Some remarks are in order for the conditions in Assumption 4.1.

Remark 4.2

The above assumption, perhaps somewhat restrictive, substantially facilitates our technical analysis. Here u_t is required to be serially uncorrelated across t. Under this condition, the conditional covariance of $\hat{θ}$ , given the factors, has a simple expression Σ_u/(Ta_f,T). On the other hand, if serial correlations are present in u_t, there would be additional autocovariance terms in the covariance matrix, which need to be further estimated via regularizations.

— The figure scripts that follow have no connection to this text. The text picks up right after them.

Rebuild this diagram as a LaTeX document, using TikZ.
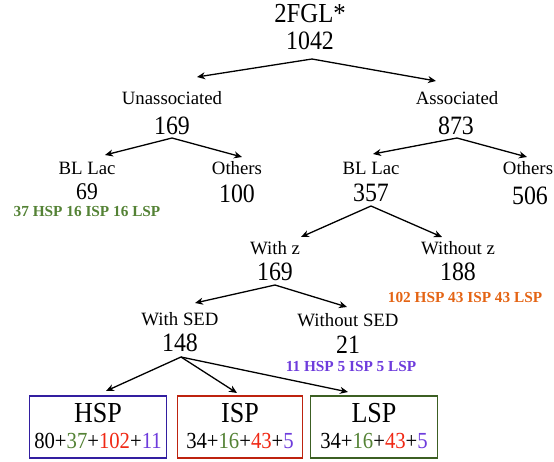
\documentclass[tikz,border=0pt]{standalone}
\usepackage{fontspec}
\usetikzlibrary{arrows.meta}
\setmainfont{Liberation Serif}
\newfontfamily\numf[FakeStretch=0.9]{Liberation Serif}
\definecolor{cgreen}{RGB}{84,130,53}
\definecolor{corange}{RGB}{228,100,20}
\definecolor{cpurple}{RGB}{110,60,220}
\definecolor{cred}{RGB}{240,40,20}
\definecolor{bblue}{RGB}{50,30,160}
\definecolor{bred}{RGB}{190,35,15}
\definecolor{bgreen}{RGB}{60,95,35}
\begin{document}
\begin{tikzpicture}[x=1pt,y=-1pt,
  lbl/.style={inner sep=0pt,anchor=center,font=\fontsize{18.8}{19}\selectfont},
  big/.style={inner sep=0pt,anchor=center,font=\numf\fontsize{26.5}{27}\selectfont},
  mid/.style={inner sep=0pt,anchor=center,font=\numf\fontsize{24}{24}\selectfont},
  boxn/.style={inner sep=0pt,anchor=center,font=\numf\fontsize{23}{23}\selectfont},
  sub/.style={inner sep=0pt,anchor=center,font=\fontsize{15.3}{15}\selectfont\bfseries},
  arr/.style={-{Stealth[length=8pt,width=7pt,inset=2.5pt]},line width=1.3pt},
  catbox/.style={draw,line width=1.6pt,minimum height=62pt,inner sep=0pt}]
\useasboundingbox (0,0) rectangle (554,461);
\node[big,font=\numf\fontsize{27.5}{28}\selectfont] (t1) at (310,14) {2FGL*};
\node[big] (t2) at (310,41) {1042};
\coordinate (s0) at (312,59);
\node[lbl] (ua) at (172,98) {Unassociated};
\node[big] (uan) at (172,126) {169};
\node[lbl] (as) at (457,98) {Associated};
\node[big] (asn) at (456,126) {873};
\coordinate (a1) at (197,77);
\coordinate (a2) at (436,81);
\draw[arr] (s0) -- (a1);
\draw[arr] (s0) -- (a2);
% unassociated children
\node[lbl] (ubl) at (87,168) {BL Lac};
\node[mid] (ubln) at (87,192) {69};
\node[sub,text=cgreen] (ublsub) at (87,212) {37 HSP 16 ISP 16 LSP};
\node[lbl] (uo) at (237,168) {Others};
\node[big] (uon) at (237,194) {100};
\coordinate (s1) at (172,138);
\coordinate (b1) at (105,155);
\coordinate (b2) at (242,157);
\draw[arr] (s1) -- (b1);
\draw[arr] (s1) -- (b2);
% associated children
\node[lbl] (abl) at (371,168) {BL Lac};
\node[big] (abln) at (371,193) {357};
\node[lbl] (ao) at (528,168) {Others};
\node[big] (aon) at (530,196) {506};
\coordinate (s2) at (457,138);
\coordinate (c1) at (373,154);
\coordinate (c2) at (527,157);
\draw[arr] (s2) -- (c1);
\draw[arr] (s2) -- (c2);
% with z
\node[lbl] (wz) at (275,248) {With z};
\node[big] (wzn) at (275,272) {169};
\node[lbl] (woz) at (458,248) {Without z};
\node[big] (wozn) at (458,272) {188};
\node[sub,text=corange] (wozsub) at (465,297) {102 HSP 43 ISP 43 LSP};
\coordinate (s3) at (371,206);
\coordinate (d1) at (301,237);
\coordinate (d2) at (442,237);
\draw[arr] (s3) -- (d1);
\draw[arr] (s3) -- (d2);
% with SED
\node[lbl] (ws) at (180,319) {With SED};
\node[big] (wsn) at (180,343) {148};
\node[lbl] (wos) at (348,320) {Without SED};
\node[big] (wosn) at (348,345) {21};
\node[sub,text=cpurple] (wossub) at (351,367) {11 HSP 5 ISP 5 LSP};
\coordinate (s4) at (275,285);
\coordinate (e1) at (195,303);
\coordinate (e2) at (347,307);
\draw[arr] (s4) -- (e1);
\draw[arr] (s4) -- (e2);
% boxes
\node[catbox,draw=bblue,minimum width=137pt] (hsp) at (98,427) {};
\node[catbox,draw=bred,minimum width=125pt] (isp) at (240,427) {};
\node[catbox,draw=bgreen,minimum width=127pt] (lsp) at (374,427) {};
\node[big,font=\numf\fontsize{29}{29}\selectfont] (hspt) at (98,413) {HSP};
\node[boxn] (hspn) at (98,441) {80+\textcolor{cgreen}{37}+\textcolor{cred}{102}+\textcolor{cpurple}{11}};
\node[big,font=\numf\fontsize{29}{29}\selectfont] (ispt) at (240,413) {ISP};
\node[boxn] (ispn) at (240,441) {34+\textcolor{cgreen}{16}+\textcolor{cred}{43}+\textcolor{cpurple}{5}};
\node[big,font=\numf\fontsize{29}{29}\selectfont] (lspt) at (374,413) {LSP};
\node[boxn] (lspn) at (374,441) {34+\textcolor{cgreen}{16}+\textcolor{cred}{43}+\textcolor{cpurple}{5}};
\coordinate (s5) at (181,357);
\coordinate (f1) at (106,391);
\coordinate (f2) at (237,393);
\coordinate (f3) at (348,392);
\draw[arr] (s5) -- (f1);
\draw[arr] (s5) -- (f2);
\draw[arr] (s5) -- (f3);
\end{tikzpicture}
\end{document}
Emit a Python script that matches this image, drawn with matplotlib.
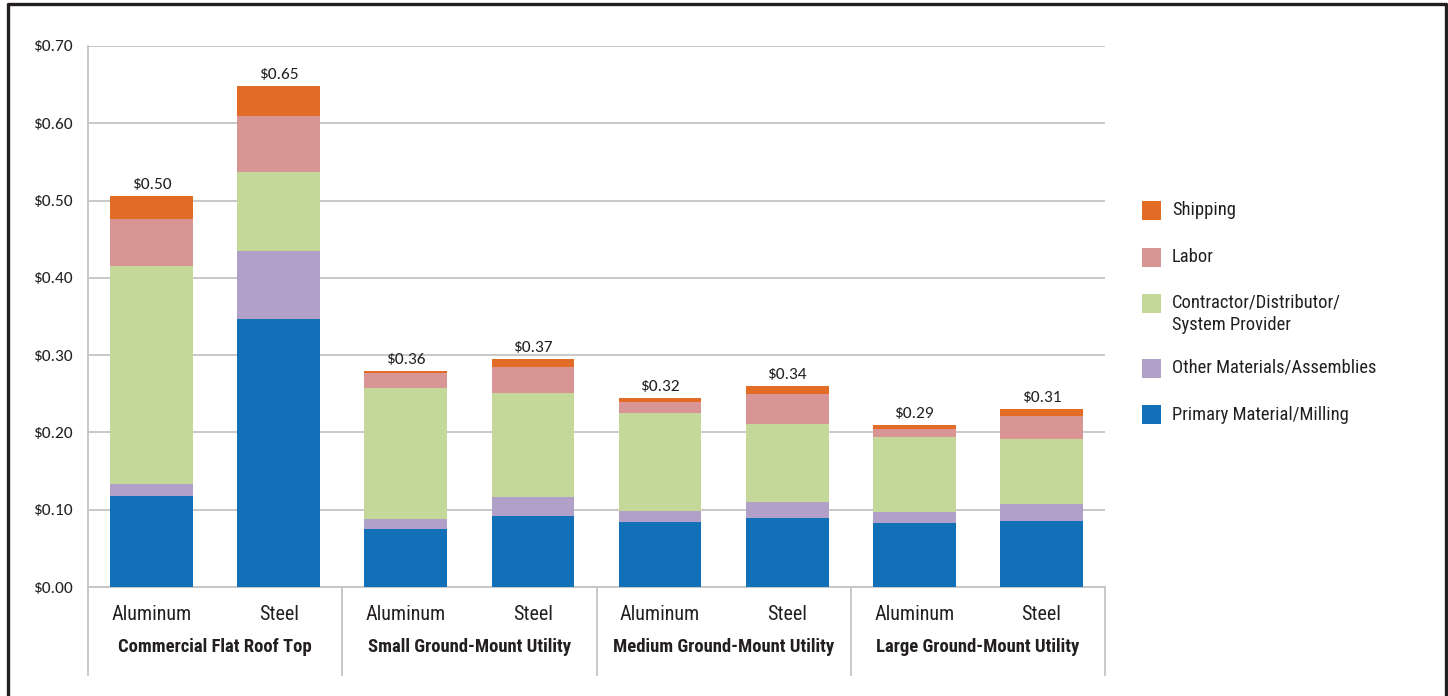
import matplotlib

matplotlib.use("Agg")
import matplotlib.pyplot as plt
from matplotlib import font_manager
from matplotlib.patches import Rectangle

# ---- data ----
groups = ["Commercial Flat Roof Top", "Small Ground-Mount Utility",
          "Medium Ground-Mount Utility", "Large Ground-Mount Utility"]
materials = ["Aluminum", "Steel"]

primary = [0.118, 0.347, 0.075, 0.092, 0.0845, 0.089, 0.0825, 0.086]
other = [0.0155, 0.088, 0.0125, 0.0245, 0.0135, 0.021, 0.014, 0.0215]
contractor = [0.282, 0.1025, 0.1705, 0.135, 0.127, 0.1015, 0.097, 0.084]
labor = [0.0605, 0.072, 0.0185, 0.0335, 0.015, 0.0385, 0.011, 0.0295]
shipping = [0.030, 0.039, 0.003, 0.010, 0.004, 0.0095, 0.0045, 0.0095]

total_labels = ["$0.50", "$0.65", "$0.36", "$0.37", "$0.32", "$0.34", "$0.29", "$0.31"]
y_ticks = [0.0, 0.1, 0.2, 0.3, 0.4, 0.5, 0.6, 0.7]

series = [
    ("Primary Material/Milling", primary, "#1170b8"),
    ("Other Materials/Assemblies", other, "#b1a1c9"),
    ("Contractor/Distributor/\nSystem Provider", contractor, "#c4d89a"),
    ("Labor", labor, "#d99593"),
    ("Shipping", shipping, "#e26b25"),
]


def pick_font(candidates):
    names = {f.name for f in font_manager.fontManager.ttflist}
    for name in candidates:
        if name in names:
            return name
    return "DejaVu Sans"


narrow = pick_font(["Liberation Sans Narrow", "Roboto Condensed", "Liberation Sans"])
numfont = pick_font(["Carlito", "Lato", "Open Sans"])
text_color = "#231f20"
grid_color = "#c4c4c4"

fig = plt.figure(figsize=(14.48, 6.96), dpi=100)
ax = fig.add_axes([88 / 1448, 1 - 587 / 696, (1105 - 88) / 1448, (587 - 46) / 696])

n = len(primary)
x = list(range(n))
bottom = [0.0] * n
for label, values, color in series:
    ax.bar(x, values, width=0.65, bottom=bottom, color=color, label=label, zorder=3)
    bottom = [b + v for b, v in zip(bottom, values)]

for xi, top, text in zip(x, bottom, total_labels):
    ax.annotate(text, (xi, top), xytext=(0, 3), textcoords="offset points",
                ha="center", va="bottom", fontsize=12.5, family=numfont, color=text_color)

ax.set_xlim(-0.5, n - 0.5)
ax.set_ylim(0, 0.70)
ax.set_yticks(y_ticks)
ax.set_yticklabels([f"${v:.2f}" for v in y_ticks], family=numfont, fontsize=12.5, color=text_color)
ax.tick_params(axis="y", length=0, pad=11)
ax.set_xticks([])
ax.yaxis.grid(True, color=grid_color, linewidth=1.3, zorder=0)
for side in ["top", "right"]:
    ax.spines[side].set_visible(False)
for side in ["left", "bottom"]:
    ax.spines[side].set_color(grid_color)
    ax.spines[side].set_linewidth(1.3)

# category axis: material labels, group labels and separators
xt = ax.get_xaxis_transform()
for xi in x:
    ax.text(xi, -0.05, materials[xi % 2], transform=xt, ha="center", va="center",
            fontsize=14.5, family=narrow, color=text_color)
for gi, name in enumerate(groups):
    ax.text(2 * gi + 0.5, -0.111, name, transform=xt, ha="center", va="center",
            fontsize=13.4, family=narrow, weight="bold", color=text_color)
for gi in range(len(groups) + 1):
    ax.plot([2 * gi - 0.5, 2 * gi - 0.5], [0, -0.163], transform=xt, color=grid_color,
            linewidth=1.3, clip_on=False)

# legend drawn by hand so the swatch sits at the first line of each label
legend_rows = [(1 - 210 / 696), (1 - 257 / 696), (1 - 303 / 696), (1 - 368 / 696), (1 - 415 / 696)]
for (label, _, color), yrow in zip(reversed(series), legend_rows):
    fig.patches.append(Rectangle((1142 / 1448, yrow - 9.5 / 696), 19 / 1448, 19 / 696,
                                 transform=fig.transFigure, facecolor=color, edgecolor="none"))
    fig.text(1172 / 1448, yrow + 9 / 696, label, ha="left", va="top", fontsize=13.3,
             family=narrow, color=text_color, linespacing=1.3)

# outer frame (left, top, right)
fig.add_artist(plt.Line2D([8 / 1448, 8 / 1448, 1445.5 / 1448, 1445.5 / 1448],
                          [0, 1 - 4 / 696, 1 - 4 / 696, 0], transform=fig.transFigure,
                          color=text_color, linewidth=2.4))

fig.savefig("out.png", dpi=100, facecolor="white")
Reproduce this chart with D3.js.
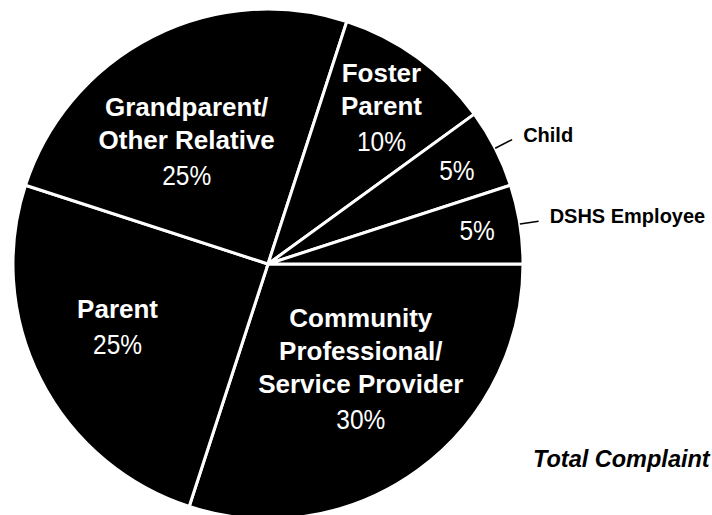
<!DOCTYPE html>
<html>
<head>
<meta charset="utf-8">
<script src="https://cdn.jsdelivr.net/npm/d3@7/dist/d3.min.js"></script>
<style>
  html, body { margin: 0; padding: 0; background: #fff; }
  svg { display: block; }
</style>
</head>
<body>
<svg id="chart" width="712" height="515"></svg>
<script>
// Who filed complaints, share of total (%)
const categories = [
  "Community Professional/ Service Provider",
  "Parent",
  "Grandparent/ Other Relative",
  "Foster Parent",
  "Child",
  "DSHS Employee"
];
const values = [30, 25, 25, 10, 5, 5];
// Name lines drawn inside the slice (empty = name placed outside with a leader)
const insideNames = [
  ["Community", "Professional/", "Service Provider"],
  ["Parent"],
  ["Grandparent/", "Other Relative"],
  ["Foster", "Parent"],
  [],
  []
];
const footerText = "Total Complaint";

// Label placement within each slice: radius fraction and angle nudge (deg)
const labelRadius = [0.549, 0.639, 0.578, 0.757, 0.827, 0.831];
const labelNudge = [-5.5, 4.4, -6.5, 0, 0.6, -0.2];

const svg = d3.select("#chart");
const cx = 268, cy = 264, R = 255;
const nameFont = "'Liberation Sans', Arial, sans-serif";
const pctFont = "'Liberation Sans', Arial, sans-serif";
const pctSqueeze = 0.86; // condensed look for the percentages

const data = categories.map((c, i) => ({ name: c, value: values[i], lines: insideNames[i], idx: i }));

const pie = d3.pie()
  .value(d => d.value)
  .sort(null)
  .startAngle(Math.PI / 2)
  .endAngle(Math.PI / 2 + 2 * Math.PI);

const arc = d3.arc().innerRadius(0).outerRadius(R);
const arcs = pie(data);

const g = svg.append("g").attr("transform", `translate(${cx},${cy})`);

g.selectAll("path.slice")
  .data(arcs)
  .join("path")
  .attr("class", "slice")
  .attr("d", arc)
  .attr("fill", "#000")
  .attr("stroke", "#fff")
  .attr("stroke-width", 3)
  .attr("stroke-linejoin", "miter");

const polar = (angle, r) => [Math.sin(angle) * r, -Math.cos(angle) * r];

// Labels inside slices
const lineGap = 33, pctGap = 36, capH = 18;
arcs.forEach(a => {
  const i = a.data.idx;
  const mid = (a.startAngle + a.endAngle) / 2 + labelNudge[i] * Math.PI / 180;
  const [lx, ly] = polar(mid, R * labelRadius[i]);
  const n = a.data.lines.length;
  const blockH = n > 0 ? capH + lineGap * (n - 1) + pctGap : 20;
  const top = ly - blockH / 2;
  const lbl = g.append("g").attr("class", "label");
  let base = top + capH;
  a.data.lines.forEach((line, k) => {
    lbl.append("text")
      .attr("x", lx).attr("y", base + k * lineGap)
      .attr("text-anchor", "middle")
      .attr("fill", "#fff")
      .attr("font-family", nameFont)
      .attr("font-weight", "bold")
      .attr("font-size", 26)
      .text(line);
  });
  const pctY = n > 0 ? base + lineGap * (n - 1) + pctGap : ly + 10;
  lbl.append("text")
    .attr("transform", `translate(${lx},${pctY}) scale(${pctSqueeze},1)`)
    .attr("text-anchor", "middle")
    .attr("fill", "#fff")
    .attr("font-family", pctFont)
    .attr("font-size", 28.5)
    .text(d3.format(".0%")(a.data.value / 100));
});

// Outside labels with leader lines for the small slices
arcs.filter(a => a.data.lines.length === 0).forEach(a => {
  const mid = (a.startAngle + a.endAngle) / 2;
  const [x1, y1] = polar(mid, R);
  const [x2, y2] = polar(mid, R + 19);
  g.append("line")
    .attr("x1", x1).attr("y1", y1).attr("x2", x2).attr("y2", y2)
    .attr("stroke", "#000").attr("stroke-width", 1.5);
  g.append("text")
    .attr("x", x2 + 11).attr("y", y2 + 2)
    .attr("fill", "#000")
    .attr("font-family", nameFont)
    .attr("font-weight", "bold")
    .attr("font-size", 20)
    .text(a.data.name);
});

svg.append("text")
  .attr("x", 533).attr("y", 467)
  .attr("fill", "#000")
  .attr("font-family", nameFont)
  .attr("font-weight", "bold")
  .attr("font-style", "italic")
  .attr("font-size", 23.5)
  .text(footerText);
</script>
</body>
</html>
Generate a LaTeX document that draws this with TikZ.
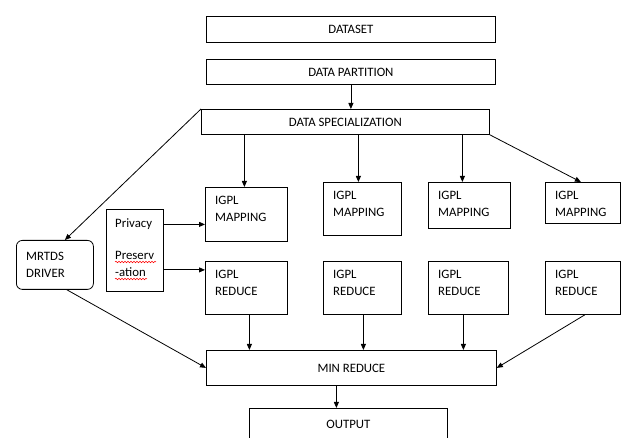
\documentclass[tikz,border=0pt]{standalone}
\usepackage{fontspec}
\setmainfont{Carlito}
\usetikzlibrary{arrows.meta,decorations.pathmorphing}

\tikzset{
  box/.style={draw, line width=0.8pt, inner sep=0pt, anchor=north west},
  boxtext/.style={anchor=north west, align=left, inner sep=0pt, xshift=10pt, yshift=-9pt},
  link/.style={->, line width=0.8pt},
  spell/.style={red, line width=0.5pt, decorate, decoration={snake, amplitude=0.8pt, segment length=3pt}}
}

\begin{document}
\begin{tikzpicture}[x=1pt, y=-1pt, >={Triangle[length=6pt,width=5pt]}, font=\fontsize{12.8}{17}\selectfont]
    \clip (0,0) rectangle (622,438);

    % Top chain
    \node[box, minimum width=289pt, minimum height=26pt] (data) at (206,16) {DATASET};
    \node[box, minimum width=289pt, minimum height=25pt] (part) at (206,59) {DATA PARTITION};
    \node[box, minimum width=288pt, minimum height=25pt] (spec) at (201,109) {DATA SPECIALIZATION};

    % Mapping boxes
    \node[box, minimum width=82pt, minimum height=54pt] (map1) at (205,187) {};
    \node[box, minimum width=78pt, minimum height=53pt] (map2) at (323,182) {};
    \node[box, minimum width=82pt, minimum height=46pt] (map3) at (428,182) {};
    \node[box, minimum width=75pt, minimum height=41pt] (map4) at (545,182) {};
    \node[boxtext] (map1t) at (map1.north west) {IGPL\\MAPPING};
    \node[boxtext] (map2t) at (map2.north west) {IGPL\\MAPPING};
    \node[boxtext] (map3t) at (map3.north west) {IGPL\\MAPPING};
    \node[boxtext] (map4t) at (map4.north west) {IGPL\\MAPPING};

    % Reduce boxes
    \node[box, minimum width=82pt, minimum height=53pt] (red1) at (205,261) {};
    \node[box, minimum width=78pt, minimum height=53pt] (red2) at (323,261) {};
    \node[box, minimum width=80pt, minimum height=53pt] (red3) at (428,261) {};
    \node[box, minimum width=75pt, minimum height=53pt] (red4) at (545,261) {};
    \node[boxtext] (red1t) at (red1.north west) {IGPL\\REDUCE};
    \node[boxtext] (red2t) at (red2.north west) {IGPL\\REDUCE};
    \node[boxtext] (red3t) at (red3.north west) {IGPL\\REDUCE};
    \node[boxtext] (red4t) at (red4.north west) {IGPL\\REDUCE};

    % Side boxes
    \node[box, rounded corners=6pt, minimum width=77pt, minimum height=49pt] (drv) at (16,240) {};
    \node[boxtext, yshift=-3pt] (drvt) at (drv.north west) {MRTDS\\DRIVER};
    \node[box, minimum width=57pt, minimum height=82pt] (priv) at (106,209) {};
    \node[boxtext, xshift=-1pt] (privt) at (priv.north west) {Privacy\\[15pt]Preserv\\-ation};
    \draw[spell] (115,262) -- (156,262);
    \draw[spell] (115,279) -- (147,279);

    % Bottom chain
    \node[box, minimum width=290pt, minimum height=35pt] (min) at (206,350) {MIN REDUCE};
    \node[box, minimum width=198pt, minimum height=40pt, text depth=8pt] (out) at (249,408) {OUTPUT};

    % Arrow anchors
    \coordinate (s1) at ([xshift=-2pt]map1.north);
    \coordinate (s2) at ([xshift=-4pt]map2.north);
    \coordinate (s3) at ([xshift=-7pt]map3.north);
    \coordinate (r1) at ([xshift=3pt]red1.south);
    \coordinate (r2) at ([xshift=1pt]red2.south);
    \coordinate (r3) at ([xshift=-5pt]red3.south);
    \coordinate (p1) at ([yshift=-10pt]map1.west);
    \coordinate (p2) at ([yshift=18pt]red1.west);
    \coordinate (m0) at ([xshift=-15pt]min.south);

    % Connectors
    \draw[link] (part.south) -- (part.south |- spec.north);
    \draw[link] (s1 |- spec.south) -- (s1);
    \draw[link] (s2 |- spec.south) -- (s2);
    \draw[link] (s3 |- spec.south) -- (s3);
    \draw[link] (spec.south east) -- ([xshift=-2pt]map4.north);
    \draw[link] (spec.north west) -- ([xshift=10pt]drv.north);
    \draw[link] (p1 -| priv.east) -- (p1);
    \draw[link] (p2 -| priv.east) -- (p2);
    \draw[link] (r1) -- (r1 |- min.north);
    \draw[link] (r2) -- (r2 |- min.north);
    \draw[link] (r3) -- (r3 |- min.north);
    \draw[link] ([xshift=2pt]red4.south) -- (min.east);
    \draw[link] ([xshift=12pt]drv.south) -- (min.west);
    \draw[link] (m0) -- (m0 |- out.north);
\end{tikzpicture}
\end{document}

Moreover, given that Σ_u is a sparse matrix, the Gaussianity ensures that most of the idiosyncratic errors are cross-sectionally independent so that $cov (u_{i t}^{2}, u_{j t}^{l}) = 0$ , l = 1, 2, for most of the pairs in {(i, j): i ≠ j}.

Note that we do allow the factors {f_t}_t≤T to be weakly correlated across t, but satisfy the strong mixing condition Assumption 4.1 (iii).

Remark 4.3

The conditional homoskedasticity $E (u_{t} u_{t}^{'} | f_{t}) = E (u_{t} u_{t}^{'})$ is assumed, granted by condition (ii). We admit that handling conditional heteroskedasticity, while important in empirical applications, is very technically challenging in our context. Allowing the high-dimensional covariance matrix $E (u_{t} u_{t}^{'} | f_{t})$ to be time-varying is possible with suitable continuum of sparse conditions on the time domain. In that case, one can require the sparsity condition to hold uniformly across t and continuously apply thresholding. However, unlike in the traditional case, technically, estimating the family of large inverse covariances ${E {(u_{t} u_{t}^{'} | f_{t})}^{- 1} : t = 1, 2, \dots}$ uniformly over t is highly challenging. As we shall see in the proof of Proposition 4.2, even in the homoskedastic case, proving the effect of estimating $\sum_{u}^{- 1}$ to be first-order negligible when N/T → ∞ requires delicate technical analysis.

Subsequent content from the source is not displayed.